When we repeat patterns in trading that consistently lose us money or opportunity, the odds are good that we are replaying coping strategies from an earlier phase of life: one that helped us in a prior situation but which we’ve long since outgrown. The task, then, is to unlearn these patterns—and that is where the psychological journal becomes useful.
Just as I used the trading journal to become keenly aware of market patterns, our psychological journal can alert us to the repetitive patterns of thinking, feeling, and acting that interfere with sound decision-making. Such a journal, like the annotated charts that I mentioned, begins with observation: we want to review our trading day and notice all of the patterns that affected our trading. The initial goal is not to change those patterns. Rather, we simply want to become better at recognizing the patterns, so that we’ll eventually learn to identify their appearance in real time.
The psychological journal is a tool for developing your internal observer: learning to recognize what you’re doing, when you’re doing it.
A favorite journal format that I use divides a normal piece of paper into three columns. The first column describes the specific situation in the markets. The second column summarizes the thoughts, feelings, and/or actions taken in response to the situation. The third column highlights the consequences of the particular cognitive, emotional, or action patterns.
The first two columns help us recognize the situational triggers for our patterns. This makes us more sensitive to their appearance over time. The third column emphasizes in our mind the negative consequences to our patterns. Those negative consequences could include emotional distress, losing money on a trade, or failure to take advantage of an opportunity. When we clearly link maladaptive patte
rns to negative consequences, we develop and sustain the motivation to change those patterns. That third column should spell out in detail the costs of the recurring pattern: how, specifically, the pattern interferes with your happiness and trading success. The clearer you are about the pattern and its occurrence and the more strongly you feel about the costs it imposes on you, the more likely you’ll be to catch the pattern in real time and be motivated to interrupt and change it.
For now, however, your goal should be to identify your repetitive patterns and their consequences—not to try to change those patterns all at once. You cannot change something if you’re not aware of it. The psychological journal is a powerful tool for building that awareness and understanding what is generating your distress. Keep the journal for 30 consecutive days to help you see just about every variation of your most common patterns. It will also begin the process of turning self-observation into a habit pattern—a positive pattern that can aid you in your personal life and in your trading.
COACHING CUE
Begin your psychological journal by tracking your individual trades and focusing on those situations in which your mindset took you out of proper execution or management of those trade ideas. In other words, these will be instances in which you failed to follow your trading rules, not ones in which you followed the rules and just happened to be wrong on your ideas.

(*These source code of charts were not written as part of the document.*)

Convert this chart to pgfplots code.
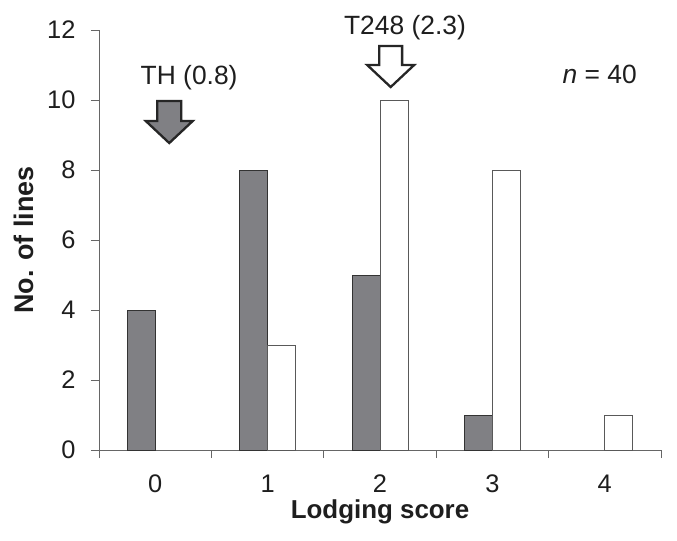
\documentclass[border=0pt]{standalone}
\usepackage{pgfplots}
\pgfplotsset{compat=1.18}
\usepackage{fontspec}
\setmainfont{Liberation Sans}
\definecolor{barg}{RGB}{128,128,132}
\definecolor{txt}{RGB}{30,30,30}
\begin{document}
\begin{tikzpicture}
\begin{axis}[
  scale only axis, width=562bp, height=420bp,
  xmin=-0.5, xmax=4.5, ymin=0, ymax=12,
  axis lines=left,
  axis line style={-, draw=black!60, line width=0.9bp},
  ytick={0,2,...,12},
  xtick={0,1,2,3,4},
  minor xtick={-0.5,0.5,1.5,2.5,3.5,4.5},
  tick align=outside,
  major tick length=8bp, minor tick length=8bp,
  tick style={draw=black!60, line width=0.9bp},
  major x tick style={draw=none},
  /pgf/number format/assume math mode=true,
  ticklabel style={font=\fontsize{25.5}{30}\selectfont, text=txt},
  yticklabel style={anchor=east, xshift=-12bp},
  xticklabel style={anchor=base, yshift=-34bp},
  xlabel={Lodging score},
  ylabel={No. of lines},
  xlabel style={font=\bfseries\fontsize{26}{30}\selectfont, text=txt, at={(axis description cs:0.5,-0.162)}, anchor=base},
  ylabel style={font=\bfseries\fontsize{27}{30}\selectfont, text=txt, at={(axis description cs:-0.117,0.5)}, anchor=base, rotate=0},
  clip=false,
]
\addplot[ybar, bar width=28bp, bar shift=-14bp, fill=barg, draw=black!80, line width=0.9bp] coordinates {(0,4) (1,8) (2,5) (3,1)};
\addplot[ybar, bar width=28bp, bar shift=14bp, fill=white, draw=black!65, line width=0.9bp] coordinates {(1,3) (2,10) (3,8) (4,1)};
\draw[line width=2.3bp, draw=black!85, fill=barg, line join=miter]
  (axis cs:0.018,9.97) -- (axis cs:0.232,9.97) -- (axis cs:0.232,9.4) -- (axis cs:0.334,9.4)
  -- (axis cs:0.125,8.77) -- (axis cs:-0.084,9.4) -- (axis cs:0.018,9.4) -- cycle;
\draw[line width=2.3bp, draw=black!85, fill=white, line join=miter]
  (axis cs:1.993,11.54) -- (axis cs:2.197,11.54) -- (axis cs:2.197,11.0) -- (axis cs:2.304,11.0)
  -- (axis cs:2.095,10.37) -- (axis cs:1.886,11.0) -- (axis cs:1.993,11.0) -- cycle;
\node[anchor=base, font=\fontsize{26.5}{30}\selectfont, text=txt, inner sep=0pt] at (axis cs:0.302,10.43) {TH (0.8)};
\node[anchor=base, font=\fontsize{26.5}{30}\selectfont, text=txt, inner sep=0pt] at (axis cs:2.222,11.88) {T248 (2.3)};
\node[anchor=base, font=\fontsize{26.5}{30}\selectfont, text=txt, inner sep=0pt] at (axis cs:3.955,10.48) {\textit{n} = 40};
\end{axis}
\pgfresetboundingbox
\path ([shift={(-99bp,-90bp)}]current axis.south west) rectangle ([shift={(16bp,30bp)}]current axis.north east);
\end{tikzpicture}
\end{document}
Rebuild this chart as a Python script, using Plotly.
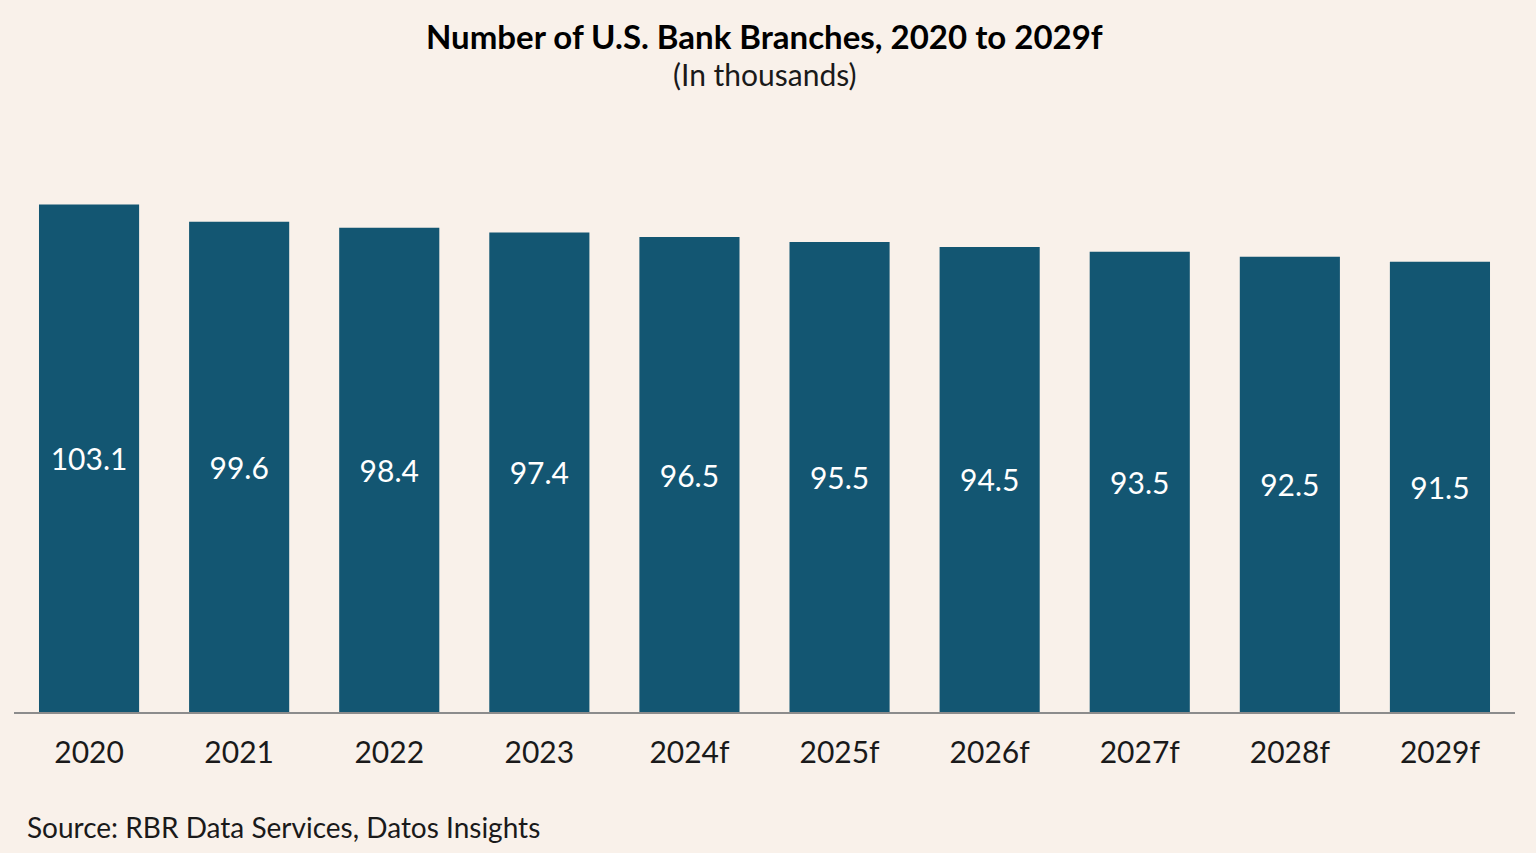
import plotly.graph_objects as go

years = ["2020", "2021", "2022", "2023", "2024f", "2025f", "2026f", "2027f", "2028f", "2029f"]
branches = [103.1, 99.6, 98.4, 97.4, 96.5, 95.5, 94.5, 93.5, 92.5, 91.5]

bg = "#F9F1EA"
bar_color = "#135672"
font_family = "Lato, 'Open Sans', sans-serif"

fig = go.Figure(
    go.Bar(
        x=years,
        y=branches,
        marker=dict(color=bar_color, line=dict(width=0)),
        text=[f"{v:.1f}" for v in branches],
        textposition="inside",
        insidetextanchor="middle",
        textfont=dict(color="white", size=30, family=font_family),
        hoverinfo="x+y",
    )
)

fig.update_layout(
    width=1536,
    height=853,
    paper_bgcolor=bg,
    plot_bgcolor=bg,
    margin=dict(l=14, r=21, t=146, b=141),
    bargap=0.333,
    showlegend=False,
    font=dict(family=font_family, size=30, color="#1a1a1a"),
)

fig.update_xaxes(
    showline=True,
    linecolor="#8c8c8c",
    linewidth=2,
    ticks="outside",
    ticklen=13,
    tickcolor="rgba(0,0,0,0)",
    tickfont=dict(size=30, color="#1a1a1a"),
    showgrid=False,
)
fig.update_yaxes(
    range=[0, 115],
    visible=False,
    showgrid=False,
    zeroline=False,
)

fig.add_annotation(
    text="<b>Number of U.S. Bank Branches, 2020 to 2029f</b>",
    xref="paper", yref="paper", x=0.5, y=1.1936,
    xanchor="center", yanchor="middle", showarrow=False,
    font=dict(size=33, color="black", family=font_family, weight=900),
)
fig.add_annotation(
    text="(In thousands)",
    xref="paper", yref="paper", x=0.5, y=1.128,
    xanchor="center", yanchor="middle", showarrow=False,
    font=dict(size=30, color="#1a1a1a", family=font_family),
)
fig.add_annotation(
    text="Source: RBR Data Services, Datos Insights",
    xref="paper", yref="paper", x=0.0073, y=-0.2034,
    xanchor="left", yanchor="middle", showarrow=False,
    font=dict(size=28, color="#1a1a1a", family=font_family),
)

# drop the default body margin so the figure fills the window
fig.write_html(
    "out.html",
    config={"displayModeBar": False},
    post_script="document.body.style.margin='0';",
)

Replay these trades in your mind—or, better yet, consider videotaping your trading and observing those trades directly—and then jot down what set you off (Column A); what was going through your mind (Column B); and how it affected your trading (Column C). Zero in on how much money that trigger situation cost you. With practice, you’ll build your internal observer and start noticing these situations as they are occurring. That will give you an opportunity to create a different ending to the script.